* [Data lines]:
┄┄┄┄┄┄
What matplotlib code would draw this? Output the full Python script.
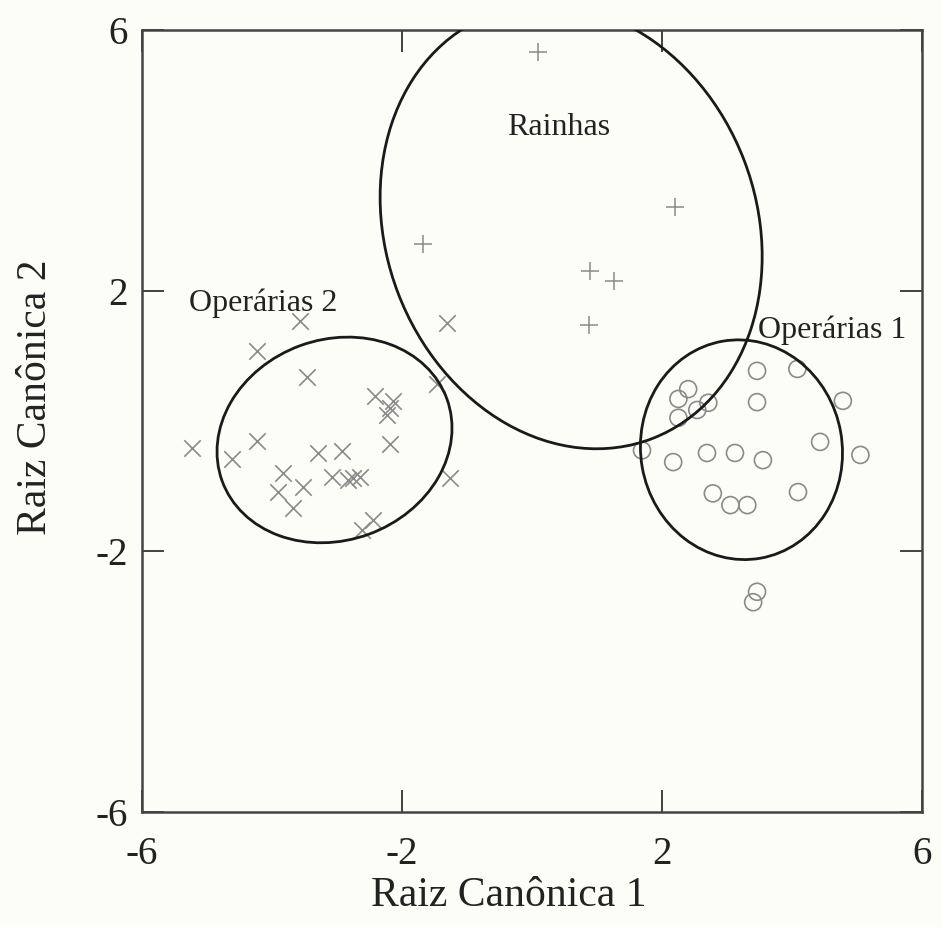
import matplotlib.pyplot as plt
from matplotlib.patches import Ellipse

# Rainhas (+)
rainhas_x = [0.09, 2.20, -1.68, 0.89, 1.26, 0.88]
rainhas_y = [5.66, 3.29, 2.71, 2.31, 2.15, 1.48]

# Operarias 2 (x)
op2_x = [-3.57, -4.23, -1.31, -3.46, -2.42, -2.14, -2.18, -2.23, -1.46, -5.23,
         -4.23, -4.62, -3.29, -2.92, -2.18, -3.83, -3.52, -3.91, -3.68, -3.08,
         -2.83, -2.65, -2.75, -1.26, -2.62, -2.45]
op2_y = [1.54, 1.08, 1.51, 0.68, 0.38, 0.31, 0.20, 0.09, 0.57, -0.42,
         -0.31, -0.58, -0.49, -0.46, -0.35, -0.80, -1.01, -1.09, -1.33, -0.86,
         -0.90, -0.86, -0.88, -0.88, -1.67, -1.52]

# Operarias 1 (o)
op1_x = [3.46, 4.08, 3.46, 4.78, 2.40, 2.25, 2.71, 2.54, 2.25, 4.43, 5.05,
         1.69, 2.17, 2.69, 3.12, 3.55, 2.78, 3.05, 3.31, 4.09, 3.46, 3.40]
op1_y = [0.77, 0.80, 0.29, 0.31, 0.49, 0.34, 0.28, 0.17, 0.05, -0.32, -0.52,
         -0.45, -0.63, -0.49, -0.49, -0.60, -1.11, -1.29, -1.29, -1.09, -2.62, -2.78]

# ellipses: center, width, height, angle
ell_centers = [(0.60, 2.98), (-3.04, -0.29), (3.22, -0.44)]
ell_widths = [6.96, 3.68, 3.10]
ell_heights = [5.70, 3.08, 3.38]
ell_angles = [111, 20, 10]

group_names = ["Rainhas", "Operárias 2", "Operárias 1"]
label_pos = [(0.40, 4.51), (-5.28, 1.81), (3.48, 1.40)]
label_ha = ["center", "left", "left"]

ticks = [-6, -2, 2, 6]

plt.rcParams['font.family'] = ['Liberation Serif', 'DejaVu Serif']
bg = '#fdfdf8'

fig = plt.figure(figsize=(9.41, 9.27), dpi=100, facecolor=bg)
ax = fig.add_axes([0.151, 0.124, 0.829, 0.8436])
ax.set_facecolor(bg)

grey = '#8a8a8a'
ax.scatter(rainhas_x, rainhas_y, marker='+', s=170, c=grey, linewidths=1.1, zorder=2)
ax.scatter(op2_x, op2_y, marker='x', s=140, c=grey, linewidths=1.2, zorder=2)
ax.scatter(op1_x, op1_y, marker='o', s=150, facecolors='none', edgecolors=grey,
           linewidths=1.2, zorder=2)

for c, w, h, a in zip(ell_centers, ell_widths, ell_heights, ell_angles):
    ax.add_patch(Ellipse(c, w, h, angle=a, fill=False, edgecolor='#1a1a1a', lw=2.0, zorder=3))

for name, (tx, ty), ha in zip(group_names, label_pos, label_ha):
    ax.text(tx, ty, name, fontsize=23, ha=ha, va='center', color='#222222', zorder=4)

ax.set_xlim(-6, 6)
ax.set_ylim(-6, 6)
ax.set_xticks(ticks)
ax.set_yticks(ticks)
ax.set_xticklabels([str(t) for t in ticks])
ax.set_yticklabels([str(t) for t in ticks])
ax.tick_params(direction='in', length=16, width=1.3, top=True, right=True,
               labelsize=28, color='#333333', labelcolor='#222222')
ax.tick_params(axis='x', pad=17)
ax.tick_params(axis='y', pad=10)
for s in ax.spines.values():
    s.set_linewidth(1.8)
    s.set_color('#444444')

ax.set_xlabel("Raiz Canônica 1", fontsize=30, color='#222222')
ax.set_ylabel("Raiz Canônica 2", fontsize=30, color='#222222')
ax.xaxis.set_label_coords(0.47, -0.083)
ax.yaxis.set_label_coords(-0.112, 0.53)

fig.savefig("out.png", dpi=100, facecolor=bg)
┄┄┄┄┄┄
* [Aim]: Leaving out the pictures, repeat the data above exactly.

* [Solution]:
What matplotlib code would draw this? Output the full Python script.
import matplotlib.pyplot as plt
from matplotlib.patches import Ellipse

# Rainhas (+)
rainhas_x = [0.09, 2.20, -1.68, 0.89, 1.26, 0.88]
rainhas_y = [5.66, 3.29, 2.71, 2.31, 2.15, 1.48]

# Operarias 2 (x)
op2_x = [-3.57, -4.23, -1.31, -3.46, -2.42, -2.14, -2.18, -2.23, -1.46, -5.23,
         -4.23, -4.62, -3.29, -2.92, -2.18, -3.83, -3.52, -3.91, -3.68, -3.08,
         -2.83, -2.65, -2.75, -1.26, -2.62, -2.45]
op2_y = [1.54, 1.08, 1.51, 0.68, 0.38, 0.31, 0.20, 0.09, 0.57, -0.42,
         -0.31, -0.58, -0.49, -0.46, -0.35, -0.80, -1.01, -1.09, -1.33, -0.86,
         -0.90, -0.86, -0.88, -0.88, -1.67, -1.52]

# Operarias 1 (o)
op1_x = [3.46, 4.08, 3.46, 4.78, 2.40, 2.25, 2.71, 2.54, 2.25, 4.43, 5.05,
         1.69, 2.17, 2.69, 3.12, 3.55, 2.78, 3.05, 3.31, 4.09, 3.46, 3.40]
op1_y = [0.77, 0.80, 0.29, 0.31, 0.49, 0.34, 0.28, 0.17, 0.05, -0.32, -0.52,
         -0.45, -0.63, -0.49, -0.49, -0.60, -1.11, -1.29, -1.29, -1.09, -2.62, -2.78]

# ellipses: center, width, height, angle
ell_centers = [(0.60, 2.98), (-3.04, -0.29), (3.22, -0.44)]
ell_widths = [6.96, 3.68, 3.10]
ell_heights = [5.70, 3.08, 3.38]
ell_angles = [111, 20, 10]

group_names = ["Rainhas", "Operárias 2", "Operárias 1"]
label_pos = [(0.40, 4.51), (-5.28, 1.81), (3.48, 1.40)]
label_ha = ["center", "left", "left"]

ticks = [-6, -2, 2, 6]

plt.rcParams['font.family'] = ['Liberation Serif', 'DejaVu Serif']
bg = '#fdfdf8'

fig = plt.figure(figsize=(9.41, 9.27), dpi=100, facecolor=bg)
ax = fig.add_axes([0.151, 0.124, 0.829, 0.8436])
ax.set_facecolor(bg)

grey = '#8a8a8a'
ax.scatter(rainhas_x, rainhas_y, marker='+', s=170, c=grey, linewidths=1.1, zorder=2)
ax.scatter(op2_x, op2_y, marker='x', s=140, c=grey, linewidths=1.2, zorder=2)
ax.scatter(op1_x, op1_y, marker='o', s=150, facecolors='none', edgecolors=grey,
           linewidths=1.2, zorder=2)

for c, w, h, a in zip(ell_centers, ell_widths, ell_heights, ell_angles):
    ax.add_patch(Ellipse(c, w, h, angle=a, fill=False, edgecolor='#1a1a1a', lw=2.0, zorder=3))

for name, (tx, ty), ha in zip(group_names, label_pos, label_ha):
    ax.text(tx, ty, name, fontsize=23, ha=ha, va='center', color='#222222', zorder=4)

ax.set_xlim(-6, 6)
ax.set_ylim(-6, 6)
ax.set_xticks(ticks)
ax.set_yticks(ticks)
ax.set_xticklabels([str(t) for t in ticks])
ax.set_yticklabels([str(t) for t in ticks])
ax.tick_params(direction='in', length=16, width=1.3, top=True, right=True,
               labelsize=28, color='#333333', labelcolor='#222222')
ax.tick_params(axis='x', pad=17)
ax.tick_params(axis='y', pad=10)
for s in ax.spines.values():
    s.set_linewidth(1.8)
    s.set_color('#444444')

ax.set_xlabel("Raiz Canônica 1", fontsize=30, color='#222222')
ax.set_ylabel("Raiz Canônica 2", fontsize=30, color='#222222')
ax.xaxis.set_label_coords(0.47, -0.083)
ax.yaxis.set_label_coords(-0.112, 0.53)

fig.savefig("out.png", dpi=100, facecolor=bg)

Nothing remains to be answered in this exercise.